El árabe del futuro se nutre también de impresiones sensoriales y olores. El blanco es el color dominante del dibujo, como la memoria que desaparece antes de ser expresada, sobre el que se aplican tonos diferentes según el país: amarillo para Libia, rosado para Siria, azul para Francia. Son colores que evocan emociones y ambientes culturales. Naturalmente la memoria, como esa luz que se desvanece, es una forma de ficción. Al comparar Mi circuncisión (2004), de Sattouf, con la narración de ese mismo episodio en el tercer Árabe del futuro comprobamos que cambian numerosos detalles.

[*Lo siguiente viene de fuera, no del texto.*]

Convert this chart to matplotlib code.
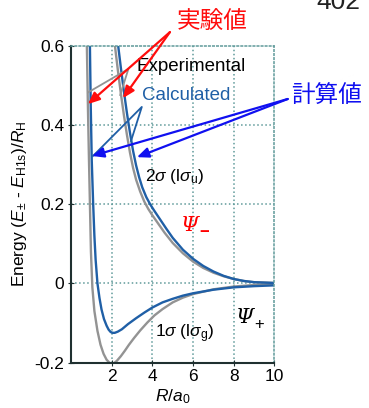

Pero la «verdad esencial» permanece. Más llamativo es el juicio severo de adulto sobre su padre en Mi circuncisión, mucho más ambivalente aquí, ya que prefiere la mirada cándida del niño fascinado por su progenitor y el mundo. Sattouf vuelve así a sus temas recurrentes: la infancia como etapa crucial en la construcción del sujeto, la escuela y los mecanismos de transmisión cultural, la presión estatal y religiosa sobre el individuo, el origen y propagación de la violencia. El otro gran tema es la identidad, que Sattouf, ni sirio ni francés, busca a través de su padre, o el testimonio como método de conocimiento: «Saber y dar a conocer es una manera de seguir siendo humano», escribió Tzvetan Tódorov. La obra también puede leerse como la rendición progresiva a las tradiciones locales de su padre, un admirador laico de Nasser que creía en el panarabismo socialista, debatiéndose contradictoriamente entre la razón de su formación universitaria y el apego familiar a creencias religiosas y supersticiosas. Para su padre, Sattouf debía ser un representante de las nuevas generaciones, «el árabe del futuro».

Treinta años después, el ascenso de regímenes yihadistas —con la complicidad de diversas potencias— y atentados como el de Charlie Hebdo, donde murieron la mayoría de sus antiguos compañeros de revista, parecen certificar el fin del sueño panarabista laico.